• [Given data]
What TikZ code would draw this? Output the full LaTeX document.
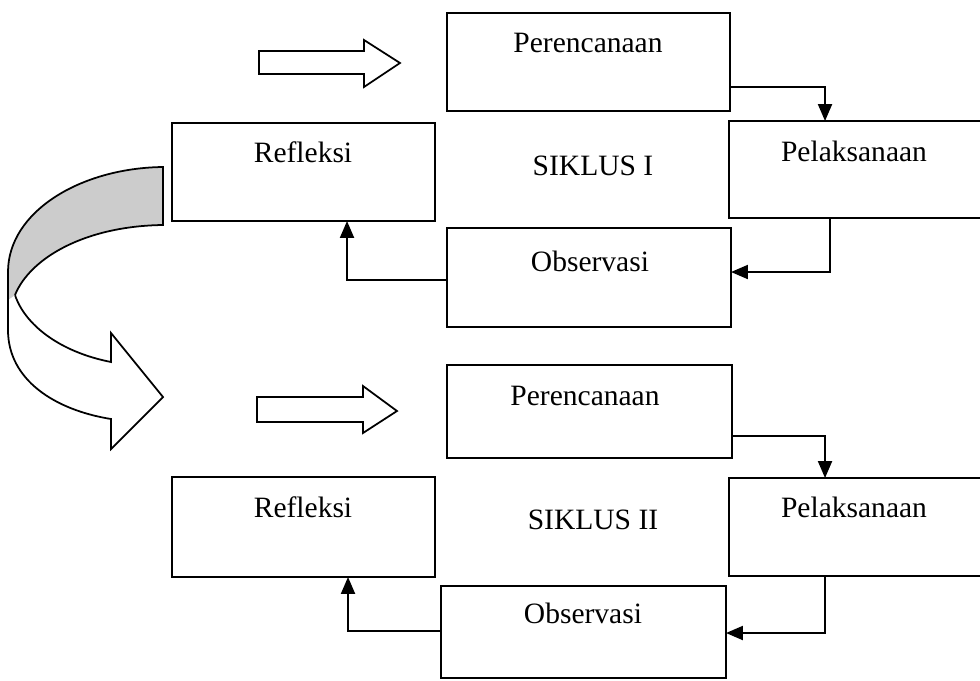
\documentclass[tikz,border=0pt]{standalone}
\usepackage{fontspec}
\setmainfont{Liberation Serif}
\usetikzlibrary{arrows.meta,calc}
\begin{document}
\begin{tikzpicture}[x=0.02cm,y=-0.02cm,
  box/.style={draw,line width=1pt,rectangle,inner sep=0pt,outer sep=0pt,fill=white},
  lbl/.style={anchor=base,inner sep=0pt,font=\fontsize{16.8}{20}\selectfont},
  arr/.style={line width=1.2pt,-{Triangle[length=0.34cm,width=0.28cm]}},
  blk/.style={draw,line width=1pt,fill=white,line join=miter}]
\useasboundingbox (0,0) rectangle (980,680);
% ---------- SIKLUS I ----------
\node[box,minimum width=5.66cm,minimum height=1.96cm] (p1) at (588.5,62) {};
\node[box,minimum width=5.32cm,minimum height=1.94cm] (l1) at (862,169.5) {};
\node[box,minimum width=5.26cm,minimum height=1.96cm] (r1) at (303.5,172) {};
\node[box,minimum width=5.68cm,minimum height=1.98cm] (o1) at (589,277.5) {};
\node[lbl] (p1t) at (588,52) {Perencanaan};
\node[lbl] (l1t) at (854,161) {Pelaksanaan};
\node[lbl] (r1t) at (303,162) {Refleksi};
\node[lbl] (o1t) at (590,271) {Observasi};
\node[lbl] (s1) at (593,175) {SIKLUS I};
\draw[arr] ($(p1.north east)+(0,74)$) -| ($(l1.north west)+(96,0)$);
\draw[arr] ($(l1.south west)+(101,0)$) |- ($(o1.north east)+(0,44)$);
\draw[arr] ($(o1.north west)+(0,52)$) -| ($(r1.south west)+(175,0)$);
\draw[blk] (259,51) -- (364,51) -- (364,40) -- (400,63) -- (364,87) -- (364,74) -- (259,74) -- cycle;
% ---------- SIKLUS II ----------
\node[box,minimum width=5.70cm,minimum height=1.86cm] (p2) at (589.5,411.5) {};
\node[box,minimum width=5.32cm,minimum height=1.96cm] (l2) at (862,527) {};
\node[box,minimum width=5.26cm,minimum height=2.0cm] (r2) at (303.5,527) {};
\node[box,minimum width=5.70cm,minimum height=1.84cm] (o2) at (583.5,632) {};
\node[lbl] (p2t) at (585,405) {Perencanaan};
\node[lbl] (l2t) at (854,517) {Pelaksanaan};
\node[lbl] (r2t) at (303,517) {Refleksi};
\node[lbl] (o2t) at (583,623) {Observasi};
\node[lbl] (s2) at (593,529) {SIKLUS II};
\draw[arr] ($(p2.north east)+(0,71)$) -| ($(l2.north west)+(96,0)$);
\draw[arr] ($(l2.south west)+(96,0)$) |- ($(o2.north east)+(0,47)$);
\draw[arr] ($(o2.north west)+(0,45)$) -| ($(r2.south west)+(176,0)$);
\draw[blk] (257,397) -- (363,397) -- (363,386) -- (397,411) -- (363,433) -- (363,422) -- (257,422) -- cycle;
% ---------- curved arrow ----------
\draw[blk] (8,272) -- (8,330) .. controls (8,380) and (55,410) .. (111,419)
  -- (111,449) -- (163,397) -- (111,333) -- (111,362)
  .. controls (60,352) and (25,325) .. (15,295);
\fill[gray!40] (163,167) .. controls (80,168) and (8,212) .. (8,272) -- (8,300) -- (15,295)
  .. controls (30,258) and (85,226) .. (163,225) -- cycle;
\draw[line width=1pt,line join=miter] (8,300) -- (8,272) .. controls (8,212) and (80,168) .. (163,167) -- (163,225)
  .. controls (85,226) and (30,258) .. (15,295);
\end{tikzpicture}
\end{document}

• [Required work]
Write the lines above out again exactly, without any of their pictures.

• [Solution for this problem]
What TikZ code would draw this? Output the full LaTeX document.
\documentclass[tikz,border=0pt]{standalone}
\usepackage{fontspec}
\setmainfont{Liberation Serif}
\usetikzlibrary{arrows.meta,calc}
\begin{document}
\begin{tikzpicture}[x=0.02cm,y=-0.02cm,
  box/.style={draw,line width=1pt,rectangle,inner sep=0pt,outer sep=0pt,fill=white},
  lbl/.style={anchor=base,inner sep=0pt,font=\fontsize{16.8}{20}\selectfont},
  arr/.style={line width=1.2pt,-{Triangle[length=0.34cm,width=0.28cm]}},
  blk/.style={draw,line width=1pt,fill=white,line join=miter}]
\useasboundingbox (0,0) rectangle (980,680);
% ---------- SIKLUS I ----------
\node[box,minimum width=5.66cm,minimum height=1.96cm] (p1) at (588.5,62) {};
\node[box,minimum width=5.32cm,minimum height=1.94cm] (l1) at (862,169.5) {};
\node[box,minimum width=5.26cm,minimum height=1.96cm] (r1) at (303.5,172) {};
\node[box,minimum width=5.68cm,minimum height=1.98cm] (o1) at (589,277.5) {};
\node[lbl] (p1t) at (588,52) {Perencanaan};
\node[lbl] (l1t) at (854,161) {Pelaksanaan};
\node[lbl] (r1t) at (303,162) {Refleksi};
\node[lbl] (o1t) at (590,271) {Observasi};
\node[lbl] (s1) at (593,175) {SIKLUS I};
\draw[arr] ($(p1.north east)+(0,74)$) -| ($(l1.north west)+(96,0)$);
\draw[arr] ($(l1.south west)+(101,0)$) |- ($(o1.north east)+(0,44)$);
\draw[arr] ($(o1.north west)+(0,52)$) -| ($(r1.south west)+(175,0)$);
\draw[blk] (259,51) -- (364,51) -- (364,40) -- (400,63) -- (364,87) -- (364,74) -- (259,74) -- cycle;
% ---------- SIKLUS II ----------
\node[box,minimum width=5.70cm,minimum height=1.86cm] (p2) at (589.5,411.5) {};
\node[box,minimum width=5.32cm,minimum height=1.96cm] (l2) at (862,527) {};
\node[box,minimum width=5.26cm,minimum height=2.0cm] (r2) at (303.5,527) {};
\node[box,minimum width=5.70cm,minimum height=1.84cm] (o2) at (583.5,632) {};
\node[lbl] (p2t) at (585,405) {Perencanaan};
\node[lbl] (l2t) at (854,517) {Pelaksanaan};
\node[lbl] (r2t) at (303,517) {Refleksi};
\node[lbl] (o2t) at (583,623) {Observasi};
\node[lbl] (s2) at (593,529) {SIKLUS II};
\draw[arr] ($(p2.north east)+(0,71)$) -| ($(l2.north west)+(96,0)$);
\draw[arr] ($(l2.south west)+(96,0)$) |- ($(o2.north east)+(0,47)$);
\draw[arr] ($(o2.north west)+(0,45)$) -| ($(r2.south west)+(176,0)$);
\draw[blk] (257,397) -- (363,397) -- (363,386) -- (397,411) -- (363,433) -- (363,422) -- (257,422) -- cycle;
% ---------- curved arrow ----------
\draw[blk] (8,272) -- (8,330) .. controls (8,380) and (55,410) .. (111,419)
  -- (111,449) -- (163,397) -- (111,333) -- (111,362)
  .. controls (60,352) and (25,325) .. (15,295);
\fill[gray!40] (163,167) .. controls (80,168) and (8,212) .. (8,272) -- (8,300) -- (15,295)
  .. controls (30,258) and (85,226) .. (163,225) -- cycle;
\draw[line width=1pt,line join=miter] (8,300) -- (8,272) .. controls (8,212) and (80,168) .. (163,167) -- (163,225)
  .. controls (85,226) and (30,258) .. (15,295);
\end{tikzpicture}
\end{document}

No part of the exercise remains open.